### The problem
Copy each line of the material below that includes the string "this".

### Listed entries
++++++++

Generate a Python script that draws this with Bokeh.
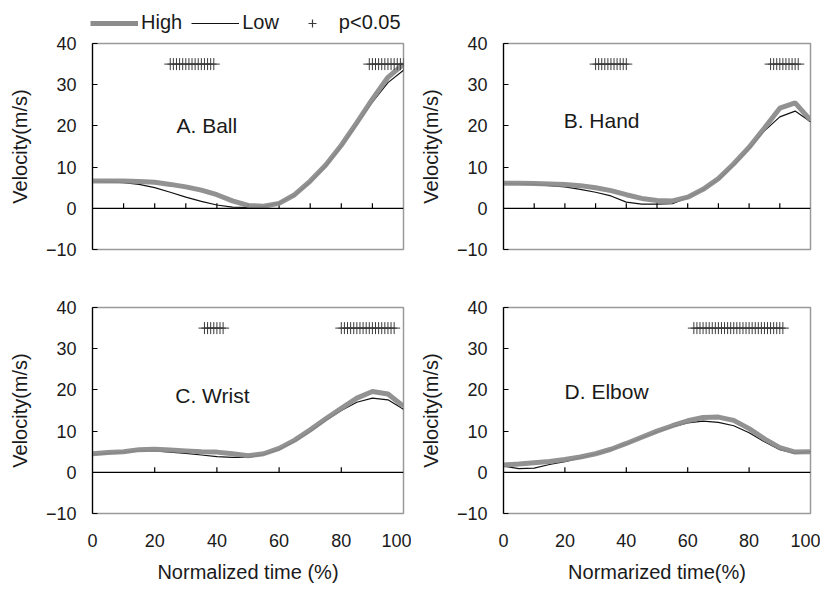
from bokeh.plotting import figure
from bokeh.models import (LinearAxis, FixedTicker, Range1d, Label, Legend, LegendItem, Span)
from bokeh.layouts import gridplot, column
from bokeh.embed import file_html
from bokeh.resources import INLINE

# ---------------- data ----------------
time_pct = [0, 5, 10, 15, 20, 25, 30, 35, 40, 45, 50, 55, 60, 65, 70, 75, 80, 85, 90, 95, 100]

ball_high = [6.6, 6.6, 6.6, 6.5, 6.3, 5.8, 5.2, 4.4, 3.3, 1.8, 0.7, 0.5, 1.2, 3.3, 6.6, 10.5, 15.3, 20.8, 26.5, 31.8, 35.0]
ball_low = [6.5, 6.4, 6.2, 5.8, 5.0, 3.9, 2.7, 1.7, 0.8, 0.3, 0.2, 0.4, 1.3, 3.2, 6.4, 10.3, 15.0, 20.4, 25.8, 30.5, 33.5]

hand_high = [6.1, 6.1, 6.0, 5.9, 5.8, 5.5, 5.0, 4.3, 3.3, 2.4, 1.9, 1.8, 2.7, 4.6, 7.2, 10.8, 14.8, 19.5, 24.3, 25.6, 21.4]
hand_low = [6.0, 5.9, 5.8, 5.5, 5.2, 4.6, 3.9, 3.0, 1.5, 1.0, 1.0, 1.1, 2.6, 4.5, 7.0, 10.5, 14.5, 18.8, 22.2, 23.6, 21.0]

wrist_high = [4.5, 4.8, 5.0, 5.5, 5.6, 5.4, 5.2, 5.0, 4.9, 4.5, 4.0, 4.5, 5.8, 7.8, 10.3, 13.0, 15.5, 18.0, 19.6, 19.0, 16.0]
wrist_low = [4.3, 4.6, 4.9, 5.2, 5.2, 4.9, 4.6, 4.2, 3.8, 3.6, 3.6, 4.3, 5.5, 7.5, 9.9, 12.6, 15.0, 17.0, 18.0, 17.6, 15.3]

elbow_high = [1.8, 2.0, 2.3, 2.6, 3.1, 3.7, 4.5, 5.6, 7.0, 8.5, 10.0, 11.3, 12.5, 13.3, 13.4, 12.6, 10.6, 8.1, 6.0, 4.9, 5.0]
elbow_low = [1.5, 0.9, 1.0, 1.9, 2.6, 3.5, 4.4, 5.5, 6.9, 8.4, 9.8, 11.0, 12.0, 12.4, 12.1, 11.3, 9.6, 7.4, 5.5, 4.6, 5.0]

# time points (%) with p<0.05
sig_ball = [25, 26, 27, 28, 29, 30, 31, 32, 33, 34, 35, 36, 37, 38, 39,
            89, 90, 91, 92, 93, 94, 95, 96, 97, 98, 99, 100]
sig_hand = [30, 31, 32, 33, 34, 35, 36, 37, 38, 39, 40,
            87, 88, 89, 90, 91, 92, 93, 94, 95, 96]
sig_wrist = [36, 37, 38, 39, 40, 41, 42,
             80, 81, 82, 83, 84, 85, 86, 87, 88, 89, 90, 91, 92, 93, 94, 95, 96, 97]
sig_elbow = [62, 63, 64, 65, 66, 67, 68, 69, 70, 71, 72, 73, 74, 75, 76, 77, 78, 79,
             80, 81, 82, 83, 84, 85, 86, 87, 88, 89, 90, 91]
sig_level = 35

y_ticks = [-10, 0, 10, 20, 30, 40]
x_ticks_fine = [10, 20, 30, 40, 50, 60, 70, 80, 90]
x_ticks_coarse = [0, 20, 40, 60, 80, 100]
x_ticks_coarse_inner = [20, 40, 60, 80]

legend_labels = ["High", "Low", "p<0.05"]

FONT = "Liberation Sans"
TXT = "#1a1a1a"
HIGH_C = "#8c8c8c"
LOW_C = "#111111"
SIG_C = "#3a3a3a"
TICK_H = 1.2  # height of the tick marks on the zero line (style)


def make_panel(name, high, low, sig, lab_x, lab_y, zero_ticks, xlabel,
               frame_w, bl, br, bt, bb):
    p = figure(frame_width=frame_w, frame_height=206,
               x_range=Range1d(0, 100), y_range=Range1d(-10, 40),
               x_axis_location=None, y_axis_location="left",
               toolbar_location=None, output_backend="svg",
               min_border_left=bl, min_border_right=br,
               min_border_top=bt, min_border_bottom=bb)
    p.grid.visible = False
    p.outline_line_color = "#9a9a9a"
    p.outline_line_width = 1.5
    p.background_fill_color = "white"
    p.border_fill_color = "white"

    ya = p.yaxis[0]
    ya.ticker = FixedTicker(ticks=y_ticks)
    ya.axis_line_color = "black"
    ya.axis_line_width = 1.2
    ya.major_tick_in = 5
    ya.major_tick_out = 0
    ya.major_tick_line_color = "black"
    ya.minor_tick_line_color = None
    ya.major_label_text_font = FONT
    ya.major_label_text_font_size = "18px"
    ya.major_label_text_color = TXT
    ya.major_label_standoff = 16
    ya.axis_label = "Velocity(m/s)"
    ya.axis_label_text_font = FONT
    ya.axis_label_text_font_size = "20px"
    ya.axis_label_text_font_style = "normal"
    ya.axis_label_text_color = TXT
    ya.axis_label_standoff = 12

    # zero line with tick marks pointing up
    p.add_layout(Span(location=0, dimension="width", line_color="black", line_width=1.2))
    p.segment(x0=zero_ticks, y0=[0] * len(zero_ticks), x1=zero_ticks,
              y1=[TICK_H] * len(zero_ticks), line_color="black", line_width=1.2)

    if xlabel:
        xa = LinearAxis(ticker=FixedTicker(ticks=x_ticks_coarse),
                        axis_line_color=None, major_tick_line_color=None,
                        minor_tick_line_color=None, major_tick_in=0, major_tick_out=0,
                        major_label_text_font=FONT, major_label_text_font_size="18px",
                        major_label_text_color=TXT, major_label_standoff=20,
                        axis_label=xlabel, axis_label_text_font=FONT,
                        axis_label_text_font_size="20px",
                        axis_label_text_font_style="normal",
                        axis_label_text_color=TXT, axis_label_standoff=11)
        p.add_layout(xa, "below")

    p.line(time_pct, low, line_color=LOW_C, line_width=1.2)
    p.line(time_pct, high, line_color=HIGH_C, line_width=5, line_alpha=0.95)
    p.scatter(sig, [sig_level] * len(sig), marker="cross", size=12,
              line_color=SIG_C, line_width=1)

    p.add_layout(Label(x=lab_x, y=lab_y, text=name, text_font=FONT,
                       text_font_size="21px", text_color=TXT,
                       text_baseline="middle", text_align="left"))
    return p


LEG_H = 34
TOP_T, TOP_B = 9, 22
BOT_T, BOT_B = 36, 77

pA = make_panel("A. Ball", ball_high, ball_low, sig_ball, 27, 20,
                x_ticks_fine, None, 311, 92, 8, TOP_T, TOP_B)
pB = make_panel("B. Hand", hand_high, hand_low, sig_hand, 19.6, 21.3,
                x_ticks_fine, None, 307, 92, 10, TOP_T, TOP_B)
pC = make_panel("C. Wrist", wrist_high, wrist_low, sig_wrist, 26.6, 18.6,
                x_ticks_coarse_inner, "Normalized time (%)", 311, 92, 8, BOT_T, BOT_B)
pD = make_panel("D. Elbow", elbow_high, elbow_low, sig_elbow, 19.9, 19.5,
                x_ticks_coarse_inner, "Normarized time(%)", 307, 92, 10, BOT_T, BOT_B)

# legend strip above the grid; its sample renderers sit outside the visible range
lg = figure(width=820, height=LEG_H, x_range=Range1d(0, 1), y_range=Range1d(0, 1),
            x_axis_location=None, y_axis_location=None, toolbar_location=None,
            output_backend="svg", min_border=0)
lg.grid.visible = False
lg.outline_line_color = None
lg_high = lg.line([5, 6], [5, 6], line_color=HIGH_C, line_width=5)
lg_low = lg.line([5, 6], [5, 6], line_color=LOW_C, line_width=1.2)
lg_sig = lg.scatter([5], [5], marker="cross", size=10, line_color=SIG_C, line_width=1.2)
legend = Legend(items=[LegendItem(label=legend_labels[0], renderers=[lg_high]),
                       LegendItem(label=legend_labels[1], renderers=[lg_low]),
                       LegendItem(label=legend_labels[2], renderers=[lg_sig])],
                orientation="horizontal", location=(90, 0),
                glyph_width=48, glyph_height=20, label_height=20,
                label_standoff=3, spacing=9, padding=0, margin=0,
                border_line_color=None, background_fill_alpha=0,
                label_text_font=FONT, label_text_font_size="20px",
                label_text_color=TXT)
lg.add_layout(legend, "center")

grid = gridplot([[pA, pB], [pC, pD]], toolbar_location=None)

open("out.html", "w").write(file_html(column(lg, grid), INLINE))
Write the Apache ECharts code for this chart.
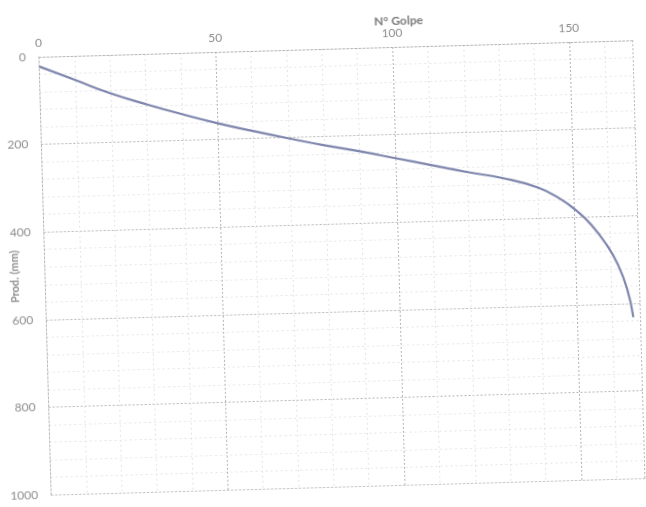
<!DOCTYPE html>
<html>
<head>
<meta charset="utf-8">
<script src="https://cdn.jsdelivr.net/npm/echarts@6/dist/echarts.min.js"></script>
<style>
  html, body { margin: 0; padding: 0; background: #ffffff; overflow: hidden; }
  #chart { width: 646px; height: 507px; transform: rotate(-1.6deg); transform-origin: 323px 253px; }
</style>
</head>
<body>
<div id="chart"></div>
<script>
// Penetration log: blow count vs. depth
const golpes = [0, 10, 20, 30, 40, 50, 60, 70, 80, 90, 100, 110, 120, 130, 140, 146, 151, 155, 159, 162, 164.5, 166];
const prof   = [22, 55, 88, 115, 140, 163, 183, 202, 220, 236, 254, 272, 290, 306, 330, 356, 387, 420, 465, 510, 568, 632];
const xTicks = [0, 50, 100, 150];
const yTicks = [0, 200, 400, 600, 800, 1000];

const points = golpes.map((g, i) => [g, prof[i]]);

const chart = echarts.init(document.getElementById('chart'), null, { renderer: 'canvas' });

const labelStyle = { color: '#8c8c8c', fontFamily: 'Lato', fontSize: 12 };
const majorGrid = { show: true, lineStyle: { color: '#b4b4b4', type: [2, 2], width: 1 } };
const minorGrid = { show: true, lineStyle: { color: '#e4e4e4', type: [2, 3], width: 1 } };

chart.setOption({
  animation: false,
  backgroundColor: '#ffffff',
  title: {
    text: 'N° Golpe',
    left: 400,
    top: 12,
    textAlign: 'center',
    textStyle: { color: '#7a7a7a', fontFamily: 'Lato', fontSize: 12, fontWeight: 'bold' }
  },
  grid: { left: 44.5, top: 49, right: 7.5, bottom: 20, containLabel: false, outerBoundsMode: 'none' },
  xAxis: {
    type: 'value',
    position: 'top',
    min: xTicks[0],
    max: 168,
    interval: 50,
    axisLine: { show: true, lineStyle: { color: '#b4b4b4', type: [2, 2] } },
    axisTick: { show: false },
    axisLabel: Object.assign({ margin: 8, showMaxLabel: false }, labelStyle),
    splitLine: majorGrid,
    minorTick: { show: false, splitNumber: 5 },
    minorSplitLine: minorGrid
  },
  yAxis: {
    type: 'value',
    inverse: true,
    min: yTicks[0],
    max: yTicks[yTicks.length - 1],
    interval: 200,
    name: 'Prod. (mm)',
    nameLocation: 'middle',
    nameGap: 25,
    nameMoveOverlap: false,
    nameTextStyle: { color: '#8a8a8a', fontFamily: 'Lato', fontSize: 11, fontWeight: 'bold' },
    axisLine: { show: true, lineStyle: { color: '#b4b4b4', type: [2, 2] } },
    axisTick: { show: false },
    axisLabel: Object.assign({ margin: 13, formatter: v => String(v) }, labelStyle),
    splitLine: majorGrid,
    minorTick: { show: false, splitNumber: 5 },
    minorSplitLine: minorGrid
  },
  series: [{
    type: 'line',
    data: points,
    smooth: 0.5,
    symbol: 'none',
    lineStyle: { color: '#7f86ad', width: 2.2 }
  }]
});
</script>
</body>
</html>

++++++++

### Completed task
Generate a Python script that draws this with Bokeh.
Write the Apache ECharts code for this chart.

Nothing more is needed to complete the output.